# How is energy conserved during simultaneous refraction and reflection of light?

My question is regarding the partial reflection and refraction of light when incident on a refracting surface.

Here, the energy of Incident Ray is E=hv of Reflected Ray is E=hv and that of Refracted Ray is also E=hv. I think so because neither refraction or reflection are accompanied by change in frequency(v) or so I have been told.

Doesn't this violate the pirinciple of conservation of energy?

As the initial energy is hv and final is 2hv.

• Besides the fact that the answers might explain this in details the picture is just a geometrical scheme. Say you have two phitons, one goes through and one gets reflected. That's way is written partial. Or whatever ratio depending on the material. – Alchimista Mar 4 '19 at 9:07

I will give you an answer on the QM level.

When a photon interacts with an atom, three things can happen:

1. elastic scattering, the photon keeps its energy, and phase, and changes angle

2. inelastic scattering, the photon gives part of its energy to the atom and changes angle

3. absorption, the photon gives all its energy to the atom

In the case of reflection, it is 1. that is elastic scattering.

In the case of refraction, it can be 1. or 2. or even partially 3., that is, the photon can be elastically scattered (glass) or inelastically scattered (UV heating up the molecules), or absorbed. Now the photon can even be partially absorbed, that is, the photon can excite multiple atoms.

You are saying that energy is E=h*f for light. Let's take twp possibilities:

1. you are talking about a single photon, in this case this photon will either reflect, or refract, it cannot do both at the same time (of course there is possibility for partial absorption)

2. you are talking about a herd of photons, that we call classically light. IN this case you mean that the herd of photons has together E=hf. In this case, some of the photons will be reflected, and some will be refracted. Now in the case of glass, when you look at a glass window, it lets some of the light through, as a mirror image, that is refraction. But the glass window can reflect too, like a mirror. So the herd of photons has E=hf. Now some of the photons will be reflected, and some refracted. Let's say that the ratio is 50%. Now half of the photons together will have E/2=hf/2, and the other half will together have E/2=hf/2. Energy is conserved. This assumes, that the reflected and refracted photons will all keep their energy, which is not true, because in the case of refraction, part of the energy will be transformed into the atoms' energy.

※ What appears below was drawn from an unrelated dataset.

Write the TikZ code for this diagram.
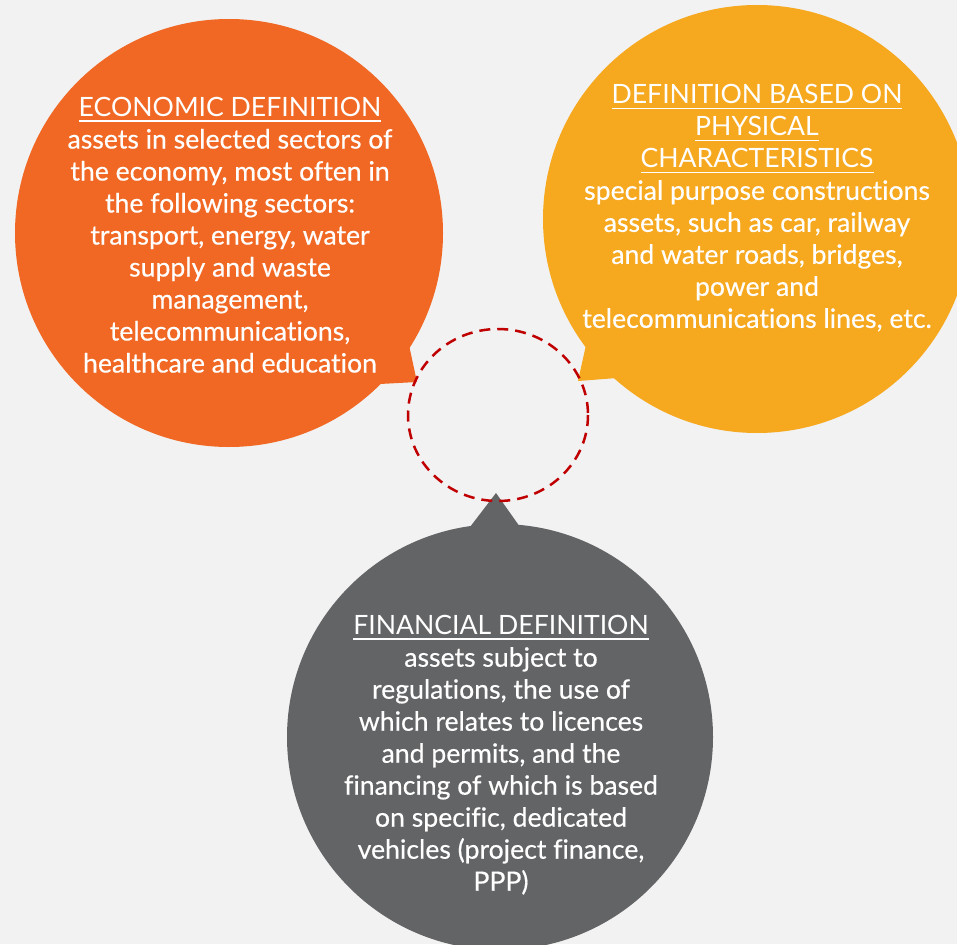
\documentclass[tikz,border=0pt]{standalone}
\usepackage{fontspec}
\setmainfont{Lato}[Ligatures={NoCommon,NoRare,NoContextual}]
\newfontfamily\bodyfont{Lato}[FakeBold=0.45,Ligatures={NoCommon,NoRare,NoContextual}]
\newfontfamily\titlefont{Lato}[Ligatures={NoCommon,NoRare,NoContextual}]
\definecolor{bgc}{RGB}{242,242,242}
\definecolor{orangec}{RGB}{240,104,35}
\definecolor{yellowc}{RGB}{246,168,30}
\definecolor{grayc}{RGB}{99,100,102}
\definecolor{redc}{RGB}{192,0,0}
\newcommand\ttl[1]{{\titlefont\leavevmode\setbox0\hbox{#1}\rlap{\color{white}\rule[-5pt]{\wd0}{1.2pt}}\box0}}
\tikzset{
  bubtext/.style={text=white, align=center, inner sep=0pt, font=\bodyfont\fontsize{26.6}{32}\selectfont},
  dashring/.style={draw=redc, line width=2.5pt, dash pattern=on 11pt off 7pt}
}
\begin{document}
\begin{tikzpicture}[x=1pt,y=-1pt]
\useasboundingbox (0,0) rectangle (957,944);
\clip (0,0) rectangle (957,944);
\fill[bgc] (0,0) rectangle (957,944);
% orange bubble
\fill[orangec] (229,233) circle[radius=214];
\fill[orangec] (409,345) -- (417,382) -- (380,384) -- cycle;
% yellow bubble
\fill[yellowc] (757,219) circle[radius=214];
\fill[yellowc] (586,345) -- (578,381) -- (617,378) -- cycle;
% gray bubble
\fill[grayc] (500,737) circle[radius=213];
\fill[grayc] (470,527) -- (496,493) -- (520,527) -- cycle;
% dashed ring
\coordinate (ringc) at (498,415);
\draw[dashring] (ringc) ellipse[x radius=90, y radius=86];
% texts
\node[bubtext] (otext) at (230,235) {\ttl{ECONOMIC DEFINITION}\\assets in selected sectors of\\the economy, most often in\\the following sectors:\\transport, energy, water\\supply and waste\\management,\\telecommunications,\\healthcare and education};
\node[bubtext] (ytext) at (757,208) {\ttl{DEFINITION BASED ON}\\\ttl{PHYSICAL}\\\ttl{CHARACTERISTICS}\\special purpose constructions\\assets, such as car, railway\\and water roads, bridges,\\power and\\telecommunications lines, etc.};
\node[bubtext] (gtext) at (501,755) {\ttl{FINANCIAL DEFINITION}\\assets subject to\\regulations, the use of\\which relates to licences\\and permits, and the\\financing of which is based\\on specific, dedicated\\vehicles (project finance,\\PPP)};
\end{tikzpicture}
\end{document}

In reflection and refraction there is a point in time when the light has a potential energy reaction conserving energy because change in direction.

First I am going to take exception to the last sentence, "Perpendicular rays DO NOT refract (reflection only). Perpendicular rays reflect and transmit, though the transmitted rays don't change their angle (or direction). See Snell's law.

Second: It is true that the transmitted waves change their wavelength $$\lambda$$ and speed $$v$$, $$\lambda_2=\nu_1*\lambda_1/\nu_2$$, and $$v_2=\nu_1*v_1/\nu_2$$, but since frequency=speed/wavelength, $$\nu_2=\nu_1$$. (n= refraction index).

But looking on this from the point of view of $$E=h\nu$$, and getting the outcome of $$2h\nu$$ is an interesting question. That view is a photon view, and a single photon will just take one of the two paths, reflected or refracted, much like in two slit interference, or an image being formed. For the photon view to work you need to look at photon statistics. I once did a thin film coating transmission and reflection calculation doing photon statistics at each interface along with interference for each beam.

So taking many photons and the probabilities of being reflected or refracted (or?) I am going to deviate a little from some texts and say the incident power = refracted power + reflected power + absorbed power + scattered power does hold.

Another thing to consider is the intensity (power/area) of the refracted beam. Due to refraction it does not have the same cross section of the incident beam. All of this is calculated within the Fresnel equations for the electric and magnetic fields for reflection and refraction in any E&M textbook.